**EXERCISE DETAILS**
Pick every line with "script" from the material below.

------------------------------------------------------------

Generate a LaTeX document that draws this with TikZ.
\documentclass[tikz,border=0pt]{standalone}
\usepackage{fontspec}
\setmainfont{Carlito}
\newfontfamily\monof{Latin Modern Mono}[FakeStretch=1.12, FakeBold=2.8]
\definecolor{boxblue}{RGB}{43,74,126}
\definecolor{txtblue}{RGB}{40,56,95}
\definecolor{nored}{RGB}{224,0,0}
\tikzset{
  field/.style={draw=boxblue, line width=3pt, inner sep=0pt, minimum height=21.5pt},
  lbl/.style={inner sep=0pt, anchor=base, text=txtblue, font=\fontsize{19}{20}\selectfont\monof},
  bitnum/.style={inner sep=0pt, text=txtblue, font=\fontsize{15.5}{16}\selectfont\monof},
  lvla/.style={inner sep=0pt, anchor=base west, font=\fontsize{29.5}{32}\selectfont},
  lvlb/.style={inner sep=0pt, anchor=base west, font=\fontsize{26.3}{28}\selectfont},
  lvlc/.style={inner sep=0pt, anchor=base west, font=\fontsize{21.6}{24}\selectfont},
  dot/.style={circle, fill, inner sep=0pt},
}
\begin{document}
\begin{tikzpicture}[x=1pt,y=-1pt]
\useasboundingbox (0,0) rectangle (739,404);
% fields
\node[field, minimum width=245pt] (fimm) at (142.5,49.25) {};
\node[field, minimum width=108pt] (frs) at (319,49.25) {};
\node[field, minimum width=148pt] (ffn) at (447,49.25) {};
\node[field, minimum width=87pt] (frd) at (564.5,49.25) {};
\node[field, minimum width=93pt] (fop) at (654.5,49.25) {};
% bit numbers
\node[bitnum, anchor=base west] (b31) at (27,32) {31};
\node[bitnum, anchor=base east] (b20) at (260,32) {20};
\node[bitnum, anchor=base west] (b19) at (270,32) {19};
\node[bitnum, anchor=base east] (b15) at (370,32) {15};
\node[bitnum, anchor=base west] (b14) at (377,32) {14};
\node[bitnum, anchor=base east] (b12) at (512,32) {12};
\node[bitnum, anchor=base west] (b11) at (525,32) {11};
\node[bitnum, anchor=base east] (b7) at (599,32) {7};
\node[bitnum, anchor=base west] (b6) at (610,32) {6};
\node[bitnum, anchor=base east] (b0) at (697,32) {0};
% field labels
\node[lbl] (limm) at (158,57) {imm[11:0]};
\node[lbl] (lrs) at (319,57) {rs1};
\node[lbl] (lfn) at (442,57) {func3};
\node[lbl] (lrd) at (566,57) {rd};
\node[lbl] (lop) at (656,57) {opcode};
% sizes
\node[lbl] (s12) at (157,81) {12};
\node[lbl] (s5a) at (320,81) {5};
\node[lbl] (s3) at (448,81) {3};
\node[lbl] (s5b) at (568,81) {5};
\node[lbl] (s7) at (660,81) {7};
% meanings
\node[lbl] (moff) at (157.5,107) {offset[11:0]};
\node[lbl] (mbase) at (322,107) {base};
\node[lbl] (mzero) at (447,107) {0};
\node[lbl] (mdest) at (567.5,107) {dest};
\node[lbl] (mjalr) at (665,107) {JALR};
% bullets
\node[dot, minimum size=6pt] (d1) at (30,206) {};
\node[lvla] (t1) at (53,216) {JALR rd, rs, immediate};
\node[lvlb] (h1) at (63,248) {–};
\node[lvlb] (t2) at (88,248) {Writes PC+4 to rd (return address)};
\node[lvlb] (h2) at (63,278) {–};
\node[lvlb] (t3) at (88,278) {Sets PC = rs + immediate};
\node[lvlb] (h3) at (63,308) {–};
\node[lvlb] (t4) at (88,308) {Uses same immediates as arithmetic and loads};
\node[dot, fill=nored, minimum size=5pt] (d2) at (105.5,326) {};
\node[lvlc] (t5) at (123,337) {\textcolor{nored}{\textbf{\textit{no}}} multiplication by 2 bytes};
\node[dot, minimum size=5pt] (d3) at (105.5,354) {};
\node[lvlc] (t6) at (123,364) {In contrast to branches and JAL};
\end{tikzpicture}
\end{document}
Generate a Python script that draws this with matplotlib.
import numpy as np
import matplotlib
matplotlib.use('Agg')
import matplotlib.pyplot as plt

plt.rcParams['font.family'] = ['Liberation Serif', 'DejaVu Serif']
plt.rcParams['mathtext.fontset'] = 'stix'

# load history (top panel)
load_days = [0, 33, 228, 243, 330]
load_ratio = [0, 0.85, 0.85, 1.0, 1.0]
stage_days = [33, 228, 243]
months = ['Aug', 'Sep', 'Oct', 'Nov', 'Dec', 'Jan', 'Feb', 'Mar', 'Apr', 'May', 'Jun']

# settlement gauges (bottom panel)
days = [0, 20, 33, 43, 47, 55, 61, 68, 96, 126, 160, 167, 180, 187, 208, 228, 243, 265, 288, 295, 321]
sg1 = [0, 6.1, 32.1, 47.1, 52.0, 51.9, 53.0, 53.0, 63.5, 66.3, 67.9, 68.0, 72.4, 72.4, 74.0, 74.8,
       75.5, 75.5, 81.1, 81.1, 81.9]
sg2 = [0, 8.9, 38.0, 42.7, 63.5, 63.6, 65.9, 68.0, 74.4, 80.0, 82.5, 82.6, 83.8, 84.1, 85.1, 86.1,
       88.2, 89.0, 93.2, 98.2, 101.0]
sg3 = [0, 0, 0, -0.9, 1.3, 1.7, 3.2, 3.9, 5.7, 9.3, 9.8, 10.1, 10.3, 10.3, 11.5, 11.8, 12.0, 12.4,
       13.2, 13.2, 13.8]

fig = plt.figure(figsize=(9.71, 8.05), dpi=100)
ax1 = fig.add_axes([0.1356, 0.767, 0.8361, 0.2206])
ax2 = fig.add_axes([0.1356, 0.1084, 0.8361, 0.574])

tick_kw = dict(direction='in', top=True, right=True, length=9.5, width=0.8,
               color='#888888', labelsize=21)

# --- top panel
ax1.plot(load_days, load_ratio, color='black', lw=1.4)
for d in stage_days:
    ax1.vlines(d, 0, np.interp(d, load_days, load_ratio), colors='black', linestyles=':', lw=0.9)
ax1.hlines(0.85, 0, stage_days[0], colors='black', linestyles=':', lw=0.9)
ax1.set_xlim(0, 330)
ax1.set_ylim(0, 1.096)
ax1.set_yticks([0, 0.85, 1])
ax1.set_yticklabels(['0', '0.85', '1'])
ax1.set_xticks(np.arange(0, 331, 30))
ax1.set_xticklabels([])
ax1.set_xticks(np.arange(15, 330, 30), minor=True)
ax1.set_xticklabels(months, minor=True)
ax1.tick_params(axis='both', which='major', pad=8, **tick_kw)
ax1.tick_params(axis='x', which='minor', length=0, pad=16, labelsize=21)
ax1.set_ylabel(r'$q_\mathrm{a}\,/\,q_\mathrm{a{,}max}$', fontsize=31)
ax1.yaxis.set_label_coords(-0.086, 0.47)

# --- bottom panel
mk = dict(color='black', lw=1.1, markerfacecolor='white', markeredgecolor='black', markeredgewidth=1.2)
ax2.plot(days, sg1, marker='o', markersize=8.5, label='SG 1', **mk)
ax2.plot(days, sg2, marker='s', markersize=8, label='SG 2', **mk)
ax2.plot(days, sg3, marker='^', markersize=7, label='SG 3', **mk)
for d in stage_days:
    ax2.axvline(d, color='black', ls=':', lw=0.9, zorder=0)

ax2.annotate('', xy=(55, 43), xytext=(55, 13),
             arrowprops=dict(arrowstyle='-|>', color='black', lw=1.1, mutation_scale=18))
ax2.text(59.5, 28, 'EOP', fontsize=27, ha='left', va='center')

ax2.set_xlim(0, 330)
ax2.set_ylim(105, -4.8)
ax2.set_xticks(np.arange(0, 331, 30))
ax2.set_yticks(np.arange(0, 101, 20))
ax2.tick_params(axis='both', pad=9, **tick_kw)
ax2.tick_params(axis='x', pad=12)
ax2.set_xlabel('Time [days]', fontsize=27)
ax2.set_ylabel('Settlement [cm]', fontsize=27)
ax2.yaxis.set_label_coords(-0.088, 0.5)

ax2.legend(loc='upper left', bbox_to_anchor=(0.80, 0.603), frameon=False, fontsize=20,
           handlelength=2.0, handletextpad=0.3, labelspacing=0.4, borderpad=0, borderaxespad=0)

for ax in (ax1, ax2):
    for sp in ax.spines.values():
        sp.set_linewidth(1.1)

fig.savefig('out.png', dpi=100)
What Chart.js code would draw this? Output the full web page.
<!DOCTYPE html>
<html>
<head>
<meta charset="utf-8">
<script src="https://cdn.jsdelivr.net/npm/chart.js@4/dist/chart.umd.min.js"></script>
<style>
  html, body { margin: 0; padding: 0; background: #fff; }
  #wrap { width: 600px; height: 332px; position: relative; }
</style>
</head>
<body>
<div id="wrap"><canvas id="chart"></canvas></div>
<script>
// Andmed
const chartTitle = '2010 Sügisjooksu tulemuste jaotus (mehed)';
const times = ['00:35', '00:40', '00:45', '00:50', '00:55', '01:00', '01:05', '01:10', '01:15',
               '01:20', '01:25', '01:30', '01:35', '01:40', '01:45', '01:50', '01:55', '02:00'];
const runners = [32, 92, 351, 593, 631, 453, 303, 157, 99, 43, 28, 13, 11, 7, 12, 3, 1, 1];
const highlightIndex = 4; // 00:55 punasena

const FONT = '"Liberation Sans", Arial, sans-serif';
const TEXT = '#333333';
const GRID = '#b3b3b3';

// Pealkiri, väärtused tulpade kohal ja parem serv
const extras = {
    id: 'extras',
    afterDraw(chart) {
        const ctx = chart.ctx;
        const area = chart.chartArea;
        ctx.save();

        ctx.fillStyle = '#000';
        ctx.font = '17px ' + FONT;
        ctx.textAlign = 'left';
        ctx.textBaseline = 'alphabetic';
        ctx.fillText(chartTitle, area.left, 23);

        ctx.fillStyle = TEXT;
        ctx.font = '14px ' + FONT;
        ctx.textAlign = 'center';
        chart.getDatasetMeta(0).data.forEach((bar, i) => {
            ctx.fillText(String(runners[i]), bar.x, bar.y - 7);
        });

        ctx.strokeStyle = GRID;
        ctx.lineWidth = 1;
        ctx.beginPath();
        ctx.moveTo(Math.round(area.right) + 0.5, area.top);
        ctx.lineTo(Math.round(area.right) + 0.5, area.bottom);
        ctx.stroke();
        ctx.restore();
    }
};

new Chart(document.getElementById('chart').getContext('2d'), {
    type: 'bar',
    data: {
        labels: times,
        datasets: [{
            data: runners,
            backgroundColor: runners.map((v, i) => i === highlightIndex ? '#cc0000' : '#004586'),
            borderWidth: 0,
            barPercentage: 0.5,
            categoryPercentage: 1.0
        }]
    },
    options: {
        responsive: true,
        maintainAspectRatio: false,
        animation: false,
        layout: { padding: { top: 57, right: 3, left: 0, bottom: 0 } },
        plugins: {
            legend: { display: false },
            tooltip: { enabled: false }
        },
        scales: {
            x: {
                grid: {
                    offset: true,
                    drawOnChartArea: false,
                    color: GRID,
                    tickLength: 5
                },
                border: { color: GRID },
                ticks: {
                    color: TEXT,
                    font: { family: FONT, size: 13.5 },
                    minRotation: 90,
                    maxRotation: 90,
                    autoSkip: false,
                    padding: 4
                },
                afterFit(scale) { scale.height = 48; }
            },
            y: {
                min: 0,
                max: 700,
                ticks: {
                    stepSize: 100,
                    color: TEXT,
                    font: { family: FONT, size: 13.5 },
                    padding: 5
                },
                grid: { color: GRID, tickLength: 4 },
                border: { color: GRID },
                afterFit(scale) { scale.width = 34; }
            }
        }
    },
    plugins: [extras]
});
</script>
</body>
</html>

------------------------------------------------------------

**TASK RESULT**
Generate a Python script that draws this with matplotlib.
<script src="https://cdn.jsdelivr.net/npm/chart.js@4/dist/chart.umd.min.js"></script>
<script>
</script>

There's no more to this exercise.